Wednesday, August 24, 2011

Steve's Tchotchke Collection (An Occasional Series)

So moldy old cassettes and videotapes of bands I was in and 3D Viewmaster slides of my Bar Mitzvah (I am not kidding about this) are not the only things I got out of storage recently.

Case in point -- this extremely rare 1976 pamphlet edition of a poem by (then an item) Godmother of Punk Patti Smith and Television guitarist Tom Verlaine.

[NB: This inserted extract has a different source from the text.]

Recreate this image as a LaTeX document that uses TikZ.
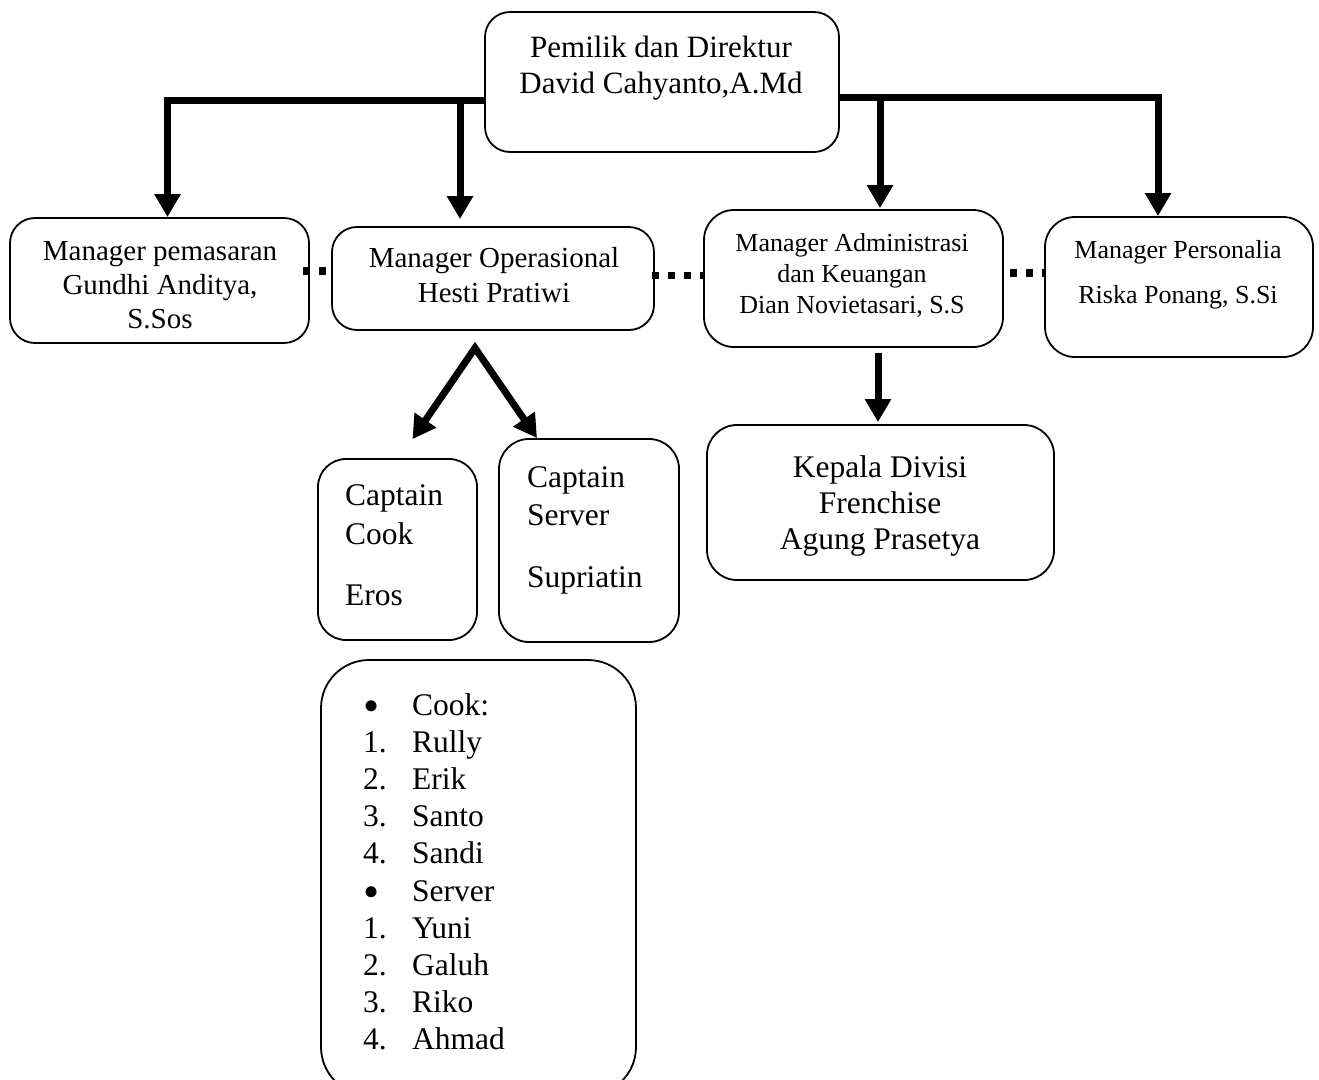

Patti was kind enough to give me an autographed copy during the course of the 1978 interview I did with her for the Magazine Formerly Known as Stereo Review. And years later -- some time in the early 90s -- a friend of mine, who was working with Verlaine's management, passed it along to Tom, who was equally kind enough to add his John Hancock along with handwritten notes as to which verses were his and which were Patti's.

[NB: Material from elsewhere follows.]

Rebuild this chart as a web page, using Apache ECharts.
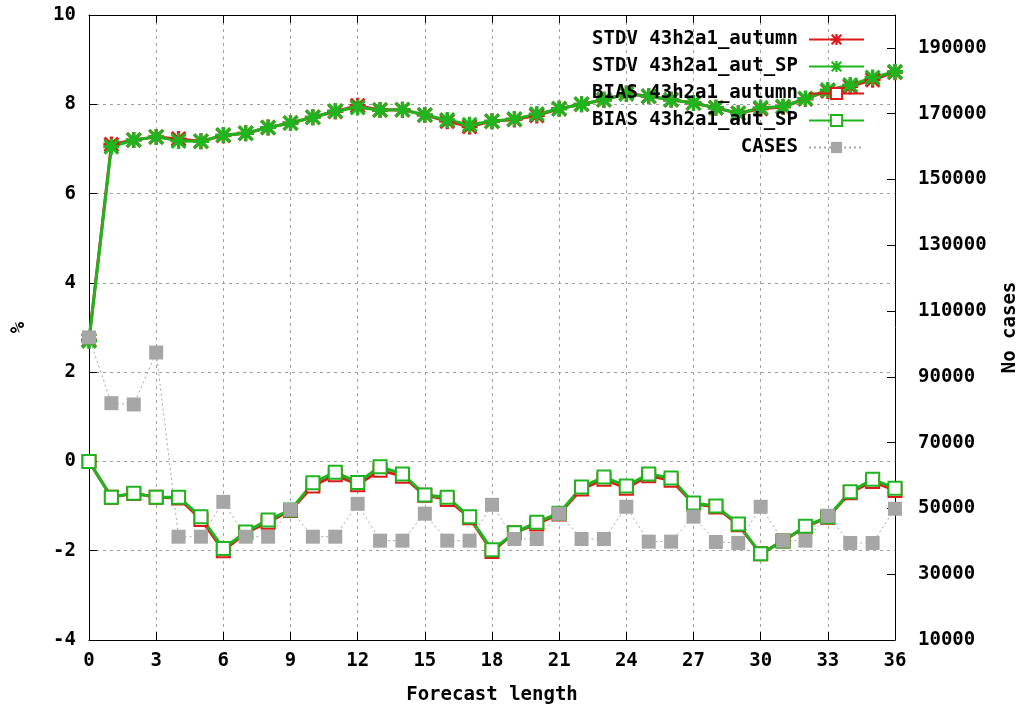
<!DOCTYPE html>
<html>
<head>
<meta charset="utf-8">
<script src="https://cdn.jsdelivr.net/npm/echarts@6/dist/echarts.min.js"></script>
<style>
html,body{margin:0;padding:0;background:#fff;}
#chart{width:1018px;height:704px;}
</style>
</head>
<body>
<div id="chart"></div>
<script>
// Forecast lengths (hours)
var forecastLength = [0,1,2,3,4,5,6,7,8,9,10,11,12,13,14,15,16,17,18,19,20,21,22,23,24,25,26,27,28,29,30,31,32,33,34,35,36];

var stdvAutumn = [2.72,7.10,7.20,7.27,7.22,7.17,7.30,7.35,7.48,7.58,7.71,7.84,7.97,7.87,7.88,7.76,7.62,7.50,7.62,7.66,7.75,7.90,8.00,8.10,8.24,8.18,8.10,8.03,7.92,7.80,7.90,7.94,8.12,8.30,8.40,8.55,8.72];
var stdvAutSP  = [2.70,7.05,7.20,7.27,7.18,7.17,7.31,7.35,7.48,7.58,7.71,7.85,7.93,7.87,7.88,7.76,7.65,7.54,7.62,7.67,7.78,7.90,8.00,8.10,8.23,8.18,8.10,8.03,7.92,7.80,7.92,7.95,8.13,8.32,8.43,8.60,8.73];
var biasAutumn = [0.00,-0.80,-0.72,-0.80,-0.82,-1.30,-2.00,-1.60,-1.36,-1.10,-0.55,-0.30,-0.52,-0.20,-0.33,-0.76,-0.85,-1.26,-2.02,-1.60,-1.40,-1.18,-0.62,-0.40,-0.60,-0.32,-0.42,-0.95,-1.02,-1.42,-2.07,-1.78,-1.47,-1.25,-0.70,-0.45,-0.65];
var biasAutSP  = [0.00,-0.80,-0.71,-0.80,-0.80,-1.24,-1.95,-1.58,-1.31,-1.09,-0.48,-0.24,-0.47,-0.12,-0.28,-0.75,-0.80,-1.24,-1.98,-1.60,-1.36,-1.16,-0.57,-0.35,-0.55,-0.28,-0.37,-0.93,-1.00,-1.40,-2.07,-1.78,-1.45,-1.24,-0.68,-0.40,-0.60];
var cases      = [102000,82000,81600,97400,41400,41400,52000,41400,41400,49600,41400,41400,51400,40200,40200,48400,40200,40200,51100,40700,40700,48400,40700,40700,50500,39900,39900,47500,39800,39500,50500,40200,40200,47800,39500,39500,49900];

var seriesNames = ['STDV 43h2a1_autumn','STDV 43h2a1_aut_SP','BIAS 43h2a1_autumn','BIAS 43h2a1_aut_SP','CASES'];
var xTicks = {min:0, max:36, step:3};
var leftTicks = {min:-4, max:10, step:2};
var rightTicks = {min:10000, max:200000, step:20000};

function pairs(vals){ return forecastLength.map(function(x,i){ return [x, vals[i]]; }); }

var FONT = 'DejaVu Sans Mono';
var RED = '#dd1a1a', GREEN = '#1fb51f', GRAY = '#a6a6a6';
var star = 'path://M0 4L10 4L10 6L0 6Z M4 0L6 0L6 10L4 10Z M0 1.4L1.4 0L10 8.6L8.6 10Z M8.6 0L10 1.4L1.4 10L0 8.6Z';
var txt = {fontFamily: FONT, fontWeight: 'bold', fontSize: 19, color: '#000'};
var grid = {type: [3,4], color: '#a0a0a0', width: 1};

var chart = echarts.init(document.getElementById('chart'), null, {renderer: 'canvas'});
chart.setOption({
  animation: false,
  backgroundColor: '#fff',
  textStyle: {fontFamily: FONT},
  grid: {left: 89, right: 123, top: 15, bottom: 64, containLabel: false, outerBoundsMode: 'none'},
  legend: {
    orient: 'vertical', right: 148, top: 25, align: 'right',
    itemWidth: 55, itemHeight: 14, itemGap: 8,
    textStyle: {fontFamily: FONT, fontWeight: 'bold', fontSize: 19, color: '#000', padding: [0, 6, 0, 0]},
    data: seriesNames
  },
  xAxis: [{
    type: 'value', position: 'bottom', min: xTicks.min, max: xTicks.max, interval: xTicks.step,
    name: 'Forecast length', nameLocation: 'middle', nameGap: 46,
    nameTextStyle: txt,
    axisLine: {show: true, onZero: false, lineStyle: {color: '#000', width: 1}},
    axisTick: {show: true, inside: true, length: 8, lineStyle: {color: '#000'}},
    axisLabel: Object.assign({margin: 12}, txt),
    splitLine: {show: true, lineStyle: grid}
  },{
    type: 'value', position: 'top', min: xTicks.min, max: xTicks.max, interval: xTicks.step,
    axisLine: {show: true, onZero: false, lineStyle: {color: '#000', width: 1}},
    axisTick: {show: true, inside: true, length: 8, lineStyle: {color: '#000'}},
    axisLabel: {show: false},
    splitLine: {show: false}
  }],
  yAxis: [{
    type: 'value', position: 'left', min: leftTicks.min, max: leftTicks.max, interval: leftTicks.step,
    name: '%', nameLocation: 'middle', nameGap: 60, nameRotate: 90,
    nameTextStyle: txt,
    axisLine: {show: true, onZero: false, lineStyle: {color: '#000', width: 1}},
    axisTick: {show: true, inside: true, length: 8, lineStyle: {color: '#000'}},
    axisLabel: Object.assign({margin: 13}, txt),
    splitLine: {show: true, lineStyle: grid}
  },{
    type: 'value', position: 'right', min: rightTicks.min, max: rightTicks.max, interval: rightTicks.step,
    name: 'No cases', nameLocation: 'middle', nameGap: 106, nameRotate: 90,
    nameTextStyle: txt,
    axisLine: {show: true, onZero: false, lineStyle: {color: '#000', width: 1}},
    axisTick: {show: true, inside: true, length: 8, lineStyle: {color: '#000'}},
    axisLabel: Object.assign({margin: 23, showMaxLabel: false, formatter: function(v){ return String(v); }}, txt),
    splitLine: {show: false}
  }],
  series: [
    {name: seriesNames[0], type: 'line', xAxisIndex: 0, yAxisIndex: 0, data: pairs(stdvAutumn),
     color: RED, symbol: star, symbolSize: 16, lineStyle: {color: RED, width: 3}, itemStyle: {color: RED}},
    {name: seriesNames[1], type: 'line', xAxisIndex: 0, yAxisIndex: 0, data: pairs(stdvAutSP),
     color: GREEN, symbol: star, symbolSize: 16, lineStyle: {color: GREEN, width: 3}, itemStyle: {color: GREEN}},
    {name: seriesNames[2], type: 'line', xAxisIndex: 0, yAxisIndex: 0, data: pairs(biasAutumn),
     color: RED, symbol: 'emptyRect', symbolSize: 13, lineStyle: {color: RED, width: 3}, itemStyle: {color: RED, borderColor: RED, borderWidth: 3}},
    {name: seriesNames[3], type: 'line', xAxisIndex: 0, yAxisIndex: 0, data: pairs(biasAutSP),
     color: GREEN, symbol: 'emptyRect', symbolSize: 13, lineStyle: {color: GREEN, width: 3}, itemStyle: {color: GREEN, borderColor: GREEN, borderWidth: 3}},
    {name: seriesNames[4], type: 'line', xAxisIndex: 0, yAxisIndex: 1, data: pairs(cases),
     color: GRAY, symbol: 'rect', symbolSize: 14, lineStyle: {color: GRAY, width: 1, type: [2,3]}, itemStyle: {color: GRAY}}
  ]
});
</script>
</body>
</html>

What can I tell you -- it's one of my most treasured possessions, even if it IS pretentious enough to alternate pages in English and (presumably well-translated) French.


5 comments:

Anonymous said...

Did Patti really say "bleepable'?

"Basically, if there isn't somebody I want to bleep in a band, I couldn't care less. Unless it's such great abstract music it carries me away. Otherwise, if it's a rock-and-roll band, there better be somebody bleepable or forget it."

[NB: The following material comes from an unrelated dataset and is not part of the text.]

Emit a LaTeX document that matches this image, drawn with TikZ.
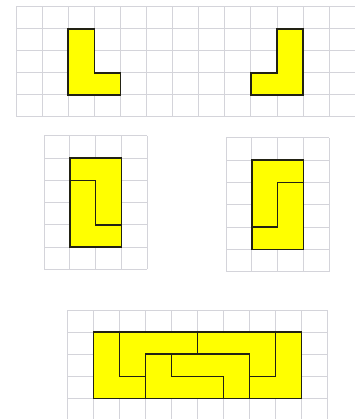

PS: "to confront Dat Old Debbil media" !!!??? Oooof.

steve simels said...

No, she didn't say bleepable. That was my editors pretending we had a family magazine.

And the "debbil media" quote you quoted has embarrassed me for decades. Really awful.

dave™© said...

IIRC, Smith was in the Bay Area for awhile in the early 70s. Think she worked at Rather Ripped Records in Berkeley, where she did some poetry/music shows. I think they were selling some recordings and/or similar poetry printings through their mail order catalog, which, along with a couple of reviews she had printed in CREEM, was why I, a 17-year-old resident of a small farming town in California's Central Valley, knew who the hell she was when her first album came out.

danny1959 said...

I have a copy of that book, sans autograph, but I don't remember much about it.

Anonymous said...

Must have been amazing to find that pamphlet, especially in view of her writing about that period in her memoir.

(I loved that Johnathan Richman played drums for her in SF.)